Layer-wise Evaluation on VGG-16:
# Algorithm is automatically selected, no tuning, use default parameters, No. iterations is 10, No. threads is 8
./run_vgg16.sh -a auto -tn no_tuning -i 10 -t 8
# Algorithm is winograd, no tuning, use default parameters, No. iterations is 10, No. threads is 8
./run_vgg16.sh -a winograd -tn no_tuning -i 10 -t 8
# Algorithm is Im2col, no tuning, use default parameters, No. iterations is 10, No. threads is 8
./run_vgg16.sh -a im2col -tn no_tuning -i 10 -t 8
# Algorithm is automatically selected, tuning, No. iterations is 10, No. threads is 8
./run_vgg16.sh -a auto -tn tuning -i 10 -t 8
# Algorithm is winograd, tuning, No. iterations is 10, No. threads is 8
./run_vgg16.sh -a winograd -tn tuning -i 10 -t 8
# Algorithm is Im2col, tuning, No. iterations is 10, No. threads is 8
./run_vgg16.sh -a im2col -tn tuning -i 10 -t 8
Layer-wise Evaluation on ResNet-50:
# Algorithm is automatically selected, no tuning, use default parameters, No. iterations is 10, No. threads is 8
./run_resnet50.sh -a auto -tn no_tuning -i 10 -t 8
# Algorithm is winograd, no tuning, use default parameters, No. iterations is 10, No. threads is 8
./run_resnet50.sh -a winograd -tn no_tuning -i 10 -t 8
# Algorithm is Im2col, no tuning, use default parameters, No. iterations is 10, No. threads is 8
./run_resnet50.sh -a im2col -tn no_tuning -i 10 -t 8
# Algorithm is automatically selected, tuning, No. iterations is 10, No. threads is 8
./run_resnet50.sh -a auto -tn tuning -i 10 -t 8
# Algorithm is winograd, tuning, No. iterations is 10, No. threads is 8
./run_resnet50.sh -a winograd -tn tuning -i 10 -t 8
# Algorithm is Im2col, tuning, No. iterations is 10, No. threads is 8
./run_resnet50.sh -a im2col -tn tuning -i 10 -t 8

Running this software on Android:

First, upload the binary executable file and running scripts to the Android device.

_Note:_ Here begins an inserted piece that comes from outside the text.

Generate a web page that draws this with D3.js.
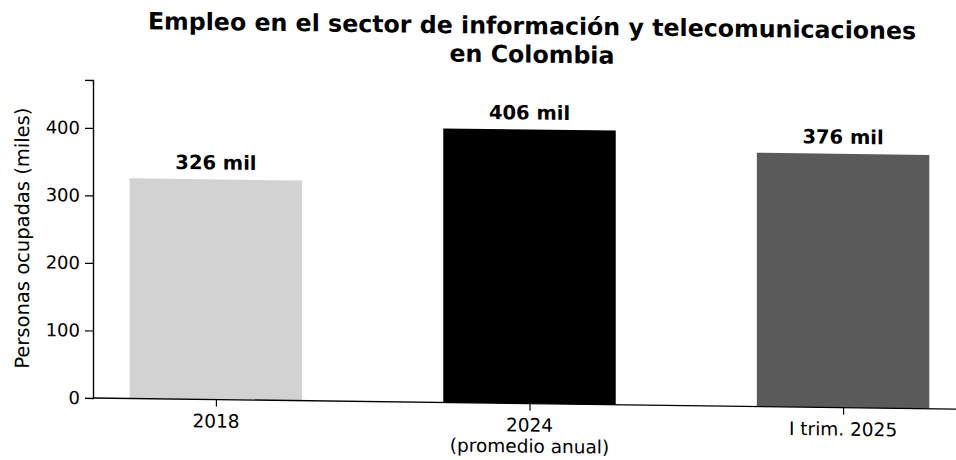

# Upload the binary executable file
adb -s (Device_id) push ./winograd_dev $(PathinAndroiddevice)
# Upload the running scripts
adb -s (Device_id) push run_vgg16.sh $(PathinAndroiddevice)
adb -s (Device_id) push run_resnet50.sh $(PathinAndroiddevice)
# Connect to android device
adb -s (Device_id) shell

Then, the method of running this software is similar to running on Linux.